The labor action disrupts essential transit for residents of the Gangwon province city, forcing commuters to find alternative transportation as regular service plummeted.
The strike centers on a deadlock over base pay. The union demanded a 6.8% increase in basic wages [1]. However, the company said the city's semi-public management system prevents them from exceeding the 3.5% increase rate applied to civil servants [1].
Commuters reported significant confusion and delays at bus stops. One resident said, "I came thinking there would be some kind of replacement, but now I don't even know where I'm going" [2].
Service levels have dropped to less than half of their usual frequency [3]. To address the shortage, the city has deployed 19 charter buses to maintain basic mobility [1].
Protesting workers gathered to voice their grievances. During the demonstrations, participants said, "Withdraw it! Withdraw it! Struggle!" [2].

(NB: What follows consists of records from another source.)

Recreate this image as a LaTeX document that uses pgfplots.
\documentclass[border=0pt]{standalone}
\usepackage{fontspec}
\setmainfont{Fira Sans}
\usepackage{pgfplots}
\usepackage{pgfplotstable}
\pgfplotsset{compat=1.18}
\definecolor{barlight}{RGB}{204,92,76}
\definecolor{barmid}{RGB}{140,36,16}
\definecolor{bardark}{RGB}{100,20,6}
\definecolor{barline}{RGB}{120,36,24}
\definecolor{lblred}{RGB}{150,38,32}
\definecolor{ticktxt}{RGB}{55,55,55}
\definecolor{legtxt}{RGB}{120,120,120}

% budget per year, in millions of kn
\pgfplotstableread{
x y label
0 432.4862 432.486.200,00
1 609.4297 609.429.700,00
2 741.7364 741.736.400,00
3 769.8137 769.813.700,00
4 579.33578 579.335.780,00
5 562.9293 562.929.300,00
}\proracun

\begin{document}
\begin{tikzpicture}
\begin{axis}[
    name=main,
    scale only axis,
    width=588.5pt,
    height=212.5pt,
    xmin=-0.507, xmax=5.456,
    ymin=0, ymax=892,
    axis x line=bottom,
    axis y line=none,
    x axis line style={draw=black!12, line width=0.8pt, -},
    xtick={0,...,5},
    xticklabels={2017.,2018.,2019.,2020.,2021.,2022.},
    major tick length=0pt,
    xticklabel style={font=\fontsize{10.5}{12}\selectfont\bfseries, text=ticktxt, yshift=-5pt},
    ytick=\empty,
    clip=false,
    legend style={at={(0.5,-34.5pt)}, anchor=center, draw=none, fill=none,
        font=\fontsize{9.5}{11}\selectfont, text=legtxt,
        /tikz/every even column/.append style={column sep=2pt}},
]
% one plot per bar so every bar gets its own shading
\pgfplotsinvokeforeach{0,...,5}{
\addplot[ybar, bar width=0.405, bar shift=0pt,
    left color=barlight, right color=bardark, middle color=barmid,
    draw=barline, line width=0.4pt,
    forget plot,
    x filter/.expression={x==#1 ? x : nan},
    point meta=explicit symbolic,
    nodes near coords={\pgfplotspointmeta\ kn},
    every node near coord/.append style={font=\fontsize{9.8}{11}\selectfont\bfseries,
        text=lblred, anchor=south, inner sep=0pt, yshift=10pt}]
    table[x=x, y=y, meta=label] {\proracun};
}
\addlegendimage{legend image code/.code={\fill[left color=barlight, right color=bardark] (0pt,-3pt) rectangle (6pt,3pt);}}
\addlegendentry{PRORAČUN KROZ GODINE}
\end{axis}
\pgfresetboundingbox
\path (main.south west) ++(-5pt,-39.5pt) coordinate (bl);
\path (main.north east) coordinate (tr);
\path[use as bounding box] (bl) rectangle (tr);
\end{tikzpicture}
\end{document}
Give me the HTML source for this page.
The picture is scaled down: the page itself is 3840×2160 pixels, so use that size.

Despite the deployment of charter buses, the limited number of vehicles cannot replace the full fleet. The gap between the union's demand and the management's cap remains the primary obstacle to resuming normal operations.
“"I came thinking there would be some kind of replacement, but now I don't even know where I'm going"”
The conflict highlights the tension inherent in semi-public transit systems, where private operators are bound by government-set pay scales for civil servants. Because the city controls the budget and the benchmark for raises, the strike is not merely a dispute between a union and a company, but a challenge to the municipal funding model for public infrastructure.